▸ Request
Reproduce each line of the material exactly, minus any picture.

▸ Dataset content
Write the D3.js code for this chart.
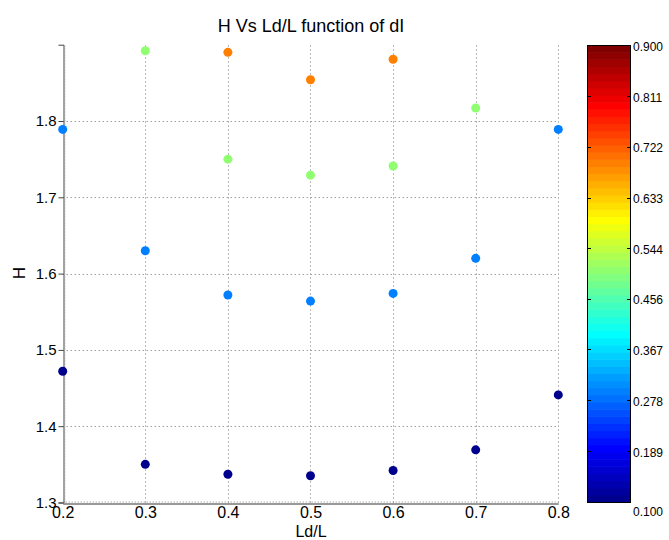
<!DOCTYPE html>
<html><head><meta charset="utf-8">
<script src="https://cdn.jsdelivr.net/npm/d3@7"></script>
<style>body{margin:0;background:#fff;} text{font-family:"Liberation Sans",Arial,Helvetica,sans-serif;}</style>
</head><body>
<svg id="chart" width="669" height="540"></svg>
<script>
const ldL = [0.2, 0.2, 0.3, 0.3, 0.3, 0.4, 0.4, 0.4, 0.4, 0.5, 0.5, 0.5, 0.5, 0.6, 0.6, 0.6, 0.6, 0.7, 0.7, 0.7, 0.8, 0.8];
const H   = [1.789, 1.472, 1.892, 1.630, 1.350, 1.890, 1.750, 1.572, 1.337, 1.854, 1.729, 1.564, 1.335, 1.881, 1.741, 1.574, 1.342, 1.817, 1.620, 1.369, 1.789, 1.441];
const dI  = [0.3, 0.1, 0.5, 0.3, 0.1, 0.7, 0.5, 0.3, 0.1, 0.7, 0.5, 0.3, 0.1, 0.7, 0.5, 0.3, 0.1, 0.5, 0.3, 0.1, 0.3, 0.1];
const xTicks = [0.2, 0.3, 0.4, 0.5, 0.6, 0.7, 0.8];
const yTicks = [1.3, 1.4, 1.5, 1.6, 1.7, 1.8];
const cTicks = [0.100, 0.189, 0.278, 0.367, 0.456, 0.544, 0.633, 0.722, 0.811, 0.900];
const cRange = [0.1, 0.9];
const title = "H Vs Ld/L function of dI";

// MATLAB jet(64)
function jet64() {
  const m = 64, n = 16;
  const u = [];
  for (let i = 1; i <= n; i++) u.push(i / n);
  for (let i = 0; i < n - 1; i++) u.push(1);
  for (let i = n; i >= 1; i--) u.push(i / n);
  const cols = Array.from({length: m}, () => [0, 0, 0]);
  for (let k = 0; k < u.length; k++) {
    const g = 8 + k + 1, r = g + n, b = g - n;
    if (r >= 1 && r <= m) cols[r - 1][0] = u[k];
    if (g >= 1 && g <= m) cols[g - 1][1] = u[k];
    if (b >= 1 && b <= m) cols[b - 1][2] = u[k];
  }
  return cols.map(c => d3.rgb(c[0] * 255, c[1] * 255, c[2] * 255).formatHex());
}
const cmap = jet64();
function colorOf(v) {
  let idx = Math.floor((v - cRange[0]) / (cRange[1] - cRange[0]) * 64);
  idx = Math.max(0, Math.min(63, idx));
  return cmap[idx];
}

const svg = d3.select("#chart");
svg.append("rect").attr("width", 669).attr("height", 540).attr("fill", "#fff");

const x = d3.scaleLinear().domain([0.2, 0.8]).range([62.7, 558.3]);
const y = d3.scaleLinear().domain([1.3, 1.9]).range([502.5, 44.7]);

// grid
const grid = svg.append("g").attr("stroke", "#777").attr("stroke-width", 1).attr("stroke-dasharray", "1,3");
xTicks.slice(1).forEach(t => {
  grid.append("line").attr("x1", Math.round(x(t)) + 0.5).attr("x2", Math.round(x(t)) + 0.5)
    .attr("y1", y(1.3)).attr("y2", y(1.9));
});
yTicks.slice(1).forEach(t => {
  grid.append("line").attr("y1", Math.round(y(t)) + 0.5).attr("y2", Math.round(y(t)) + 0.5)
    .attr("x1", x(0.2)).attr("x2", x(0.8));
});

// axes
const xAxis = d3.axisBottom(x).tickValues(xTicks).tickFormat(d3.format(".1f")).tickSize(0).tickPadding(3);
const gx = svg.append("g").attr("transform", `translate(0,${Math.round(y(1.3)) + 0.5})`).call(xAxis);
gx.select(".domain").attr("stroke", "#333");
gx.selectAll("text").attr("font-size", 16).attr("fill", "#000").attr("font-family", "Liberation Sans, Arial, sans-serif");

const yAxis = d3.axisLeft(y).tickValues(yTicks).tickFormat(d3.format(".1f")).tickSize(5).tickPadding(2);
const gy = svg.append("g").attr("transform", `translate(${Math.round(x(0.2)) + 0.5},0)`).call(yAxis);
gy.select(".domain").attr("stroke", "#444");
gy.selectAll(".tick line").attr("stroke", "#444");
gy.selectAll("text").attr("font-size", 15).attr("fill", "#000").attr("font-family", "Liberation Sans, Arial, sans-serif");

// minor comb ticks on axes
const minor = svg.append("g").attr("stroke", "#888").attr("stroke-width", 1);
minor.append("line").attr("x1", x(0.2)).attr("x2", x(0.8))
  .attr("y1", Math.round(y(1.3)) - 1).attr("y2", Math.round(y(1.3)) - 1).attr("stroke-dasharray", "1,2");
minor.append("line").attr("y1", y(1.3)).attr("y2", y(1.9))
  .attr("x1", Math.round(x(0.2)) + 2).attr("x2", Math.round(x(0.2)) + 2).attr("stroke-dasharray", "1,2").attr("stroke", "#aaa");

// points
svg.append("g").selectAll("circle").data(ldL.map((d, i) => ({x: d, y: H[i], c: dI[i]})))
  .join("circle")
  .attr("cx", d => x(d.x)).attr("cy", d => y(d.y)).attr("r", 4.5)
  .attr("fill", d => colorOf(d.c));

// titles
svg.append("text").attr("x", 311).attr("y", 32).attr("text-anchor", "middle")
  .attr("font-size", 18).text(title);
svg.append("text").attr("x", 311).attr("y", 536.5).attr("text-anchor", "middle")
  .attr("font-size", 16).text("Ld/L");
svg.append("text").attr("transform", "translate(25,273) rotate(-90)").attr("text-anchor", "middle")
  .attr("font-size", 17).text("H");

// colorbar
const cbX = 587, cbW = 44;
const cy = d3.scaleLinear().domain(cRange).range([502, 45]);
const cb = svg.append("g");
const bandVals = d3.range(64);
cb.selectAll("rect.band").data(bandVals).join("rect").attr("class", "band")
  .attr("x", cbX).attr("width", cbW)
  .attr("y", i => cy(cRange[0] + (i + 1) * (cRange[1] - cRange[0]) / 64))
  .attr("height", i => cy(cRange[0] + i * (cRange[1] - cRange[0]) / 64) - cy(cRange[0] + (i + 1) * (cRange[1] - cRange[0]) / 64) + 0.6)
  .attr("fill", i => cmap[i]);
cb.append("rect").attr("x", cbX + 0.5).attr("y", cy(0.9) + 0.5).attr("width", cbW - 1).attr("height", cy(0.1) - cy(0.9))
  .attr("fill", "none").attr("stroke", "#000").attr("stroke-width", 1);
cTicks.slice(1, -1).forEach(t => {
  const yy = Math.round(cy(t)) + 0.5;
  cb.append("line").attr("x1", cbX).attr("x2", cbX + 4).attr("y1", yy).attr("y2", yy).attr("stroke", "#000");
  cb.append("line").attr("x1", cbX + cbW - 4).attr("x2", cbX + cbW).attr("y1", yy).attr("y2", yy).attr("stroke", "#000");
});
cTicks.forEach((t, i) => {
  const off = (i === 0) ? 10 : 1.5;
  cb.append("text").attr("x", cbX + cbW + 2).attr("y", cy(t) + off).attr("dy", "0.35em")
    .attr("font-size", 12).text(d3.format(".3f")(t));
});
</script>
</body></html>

▸ Correct result
Write the D3.js code for this chart.
<!DOCTYPE html>
<html><head><meta charset="utf-8">
<script src="https://cdn.jsdelivr.net/npm/d3@7"></script>
<style>body{margin:0;background:#fff;} text{font-family:"Liberation Sans",Arial,Helvetica,sans-serif;}</style>
</head><body>
<svg id="chart" width="669" height="540"></svg>
<script>
const ldL = [0.2, 0.2, 0.3, 0.3, 0.3, 0.4, 0.4, 0.4, 0.4, 0.5, 0.5, 0.5, 0.5, 0.6, 0.6, 0.6, 0.6, 0.7, 0.7, 0.7, 0.8, 0.8];
const H   = [1.789, 1.472, 1.892, 1.630, 1.350, 1.890, 1.750, 1.572, 1.337, 1.854, 1.729, 1.564, 1.335, 1.881, 1.741, 1.574, 1.342, 1.817, 1.620, 1.369, 1.789, 1.441];
const dI  = [0.3, 0.1, 0.5, 0.3, 0.1, 0.7, 0.5, 0.3, 0.1, 0.7, 0.5, 0.3, 0.1, 0.7, 0.5, 0.3, 0.1, 0.5, 0.3, 0.1, 0.3, 0.1];
const xTicks = [0.2, 0.3, 0.4, 0.5, 0.6, 0.7, 0.8];
const yTicks = [1.3, 1.4, 1.5, 1.6, 1.7, 1.8];
const cTicks = [0.100, 0.189, 0.278, 0.367, 0.456, 0.544, 0.633, 0.722, 0.811, 0.900];
const cRange = [0.1, 0.9];
const title = "H Vs Ld/L function of dI";

// MATLAB jet(64)
function jet64() {
  const m = 64, n = 16;
  const u = [];
  for (let i = 1; i <= n; i++) u.push(i / n);
  for (let i = 0; i < n - 1; i++) u.push(1);
  for (let i = n; i >= 1; i--) u.push(i / n);
  const cols = Array.from({length: m}, () => [0, 0, 0]);
  for (let k = 0; k < u.length; k++) {
    const g = 8 + k + 1, r = g + n, b = g - n;
    if (r >= 1 && r <= m) cols[r - 1][0] = u[k];
    if (g >= 1 && g <= m) cols[g - 1][1] = u[k];
    if (b >= 1 && b <= m) cols[b - 1][2] = u[k];
  }
  return cols.map(c => d3.rgb(c[0] * 255, c[1] * 255, c[2] * 255).formatHex());
}
const cmap = jet64();
function colorOf(v) {
  let idx = Math.floor((v - cRange[0]) / (cRange[1] - cRange[0]) * 64);
  idx = Math.max(0, Math.min(63, idx));
  return cmap[idx];
}

const svg = d3.select("#chart");
svg.append("rect").attr("width", 669).attr("height", 540).attr("fill", "#fff");

const x = d3.scaleLinear().domain([0.2, 0.8]).range([62.7, 558.3]);
const y = d3.scaleLinear().domain([1.3, 1.9]).range([502.5, 44.7]);

// grid
const grid = svg.append("g").attr("stroke", "#777").attr("stroke-width", 1).attr("stroke-dasharray", "1,3");
xTicks.slice(1).forEach(t => {
  grid.append("line").attr("x1", Math.round(x(t)) + 0.5).attr("x2", Math.round(x(t)) + 0.5)
    .attr("y1", y(1.3)).attr("y2", y(1.9));
});
yTicks.slice(1).forEach(t => {
  grid.append("line").attr("y1", Math.round(y(t)) + 0.5).attr("y2", Math.round(y(t)) + 0.5)
    .attr("x1", x(0.2)).attr("x2", x(0.8));
});

// axes
const xAxis = d3.axisBottom(x).tickValues(xTicks).tickFormat(d3.format(".1f")).tickSize(0).tickPadding(3);
const gx = svg.append("g").attr("transform", `translate(0,${Math.round(y(1.3)) + 0.5})`).call(xAxis);
gx.select(".domain").attr("stroke", "#333");
gx.selectAll("text").attr("font-size", 16).attr("fill", "#000").attr("font-family", "Liberation Sans, Arial, sans-serif");

const yAxis = d3.axisLeft(y).tickValues(yTicks).tickFormat(d3.format(".1f")).tickSize(5).tickPadding(2);
const gy = svg.append("g").attr("transform", `translate(${Math.round(x(0.2)) + 0.5},0)`).call(yAxis);
gy.select(".domain").attr("stroke", "#444");
gy.selectAll(".tick line").attr("stroke", "#444");
gy.selectAll("text").attr("font-size", 15).attr("fill", "#000").attr("font-family", "Liberation Sans, Arial, sans-serif");

// minor comb ticks on axes
const minor = svg.append("g").attr("stroke", "#888").attr("stroke-width", 1);
minor.append("line").attr("x1", x(0.2)).attr("x2", x(0.8))
  .attr("y1", Math.round(y(1.3)) - 1).attr("y2", Math.round(y(1.3)) - 1).attr("stroke-dasharray", "1,2");
minor.append("line").attr("y1", y(1.3)).attr("y2", y(1.9))
  .attr("x1", Math.round(x(0.2)) + 2).attr("x2", Math.round(x(0.2)) + 2).attr("stroke-dasharray", "1,2").attr("stroke", "#aaa");

// points
svg.append("g").selectAll("circle").data(ldL.map((d, i) => ({x: d, y: H[i], c: dI[i]})))
  .join("circle")
  .attr("cx", d => x(d.x)).attr("cy", d => y(d.y)).attr("r", 4.5)
  .attr("fill", d => colorOf(d.c));

// titles
svg.append("text").attr("x", 311).attr("y", 32).attr("text-anchor", "middle")
  .attr("font-size", 18).text(title);
svg.append("text").attr("x", 311).attr("y", 536.5).attr("text-anchor", "middle")
  .attr("font-size", 16).text("Ld/L");
svg.append("text").attr("transform", "translate(25,273) rotate(-90)").attr("text-anchor", "middle")
  .attr("font-size", 17).text("H");

// colorbar
const cbX = 587, cbW = 44;
const cy = d3.scaleLinear().domain(cRange).range([502, 45]);
const cb = svg.append("g");
const bandVals = d3.range(64);
cb.selectAll("rect.band").data(bandVals).join("rect").attr("class", "band")
  .attr("x", cbX).attr("width", cbW)
  .attr("y", i => cy(cRange[0] + (i + 1) * (cRange[1] - cRange[0]) / 64))
  .attr("height", i => cy(cRange[0] + i * (cRange[1] - cRange[0]) / 64) - cy(cRange[0] + (i + 1) * (cRange[1] - cRange[0]) / 64) + 0.6)
  .attr("fill", i => cmap[i]);
cb.append("rect").attr("x", cbX + 0.5).attr("y", cy(0.9) + 0.5).attr("width", cbW - 1).attr("height", cy(0.1) - cy(0.9))
  .attr("fill", "none").attr("stroke", "#000").attr("stroke-width", 1);
cTicks.slice(1, -1).forEach(t => {
  const yy = Math.round(cy(t)) + 0.5;
  cb.append("line").attr("x1", cbX).attr("x2", cbX + 4).attr("y1", yy).attr("y2", yy).attr("stroke", "#000");
  cb.append("line").attr("x1", cbX + cbW - 4).attr("x2", cbX + cbW).attr("y1", yy).attr("y2", yy).attr("stroke", "#000");
});
cTicks.forEach((t, i) => {
  const off = (i === 0) ? 10 : 1.5;
  cb.append("text").attr("x", cbX + cbW + 2).attr("y", cy(t) + off).attr("dy", "0.35em")
    .attr("font-size", 12).text(d3.format(".3f")(t));
});
</script>
</body></html>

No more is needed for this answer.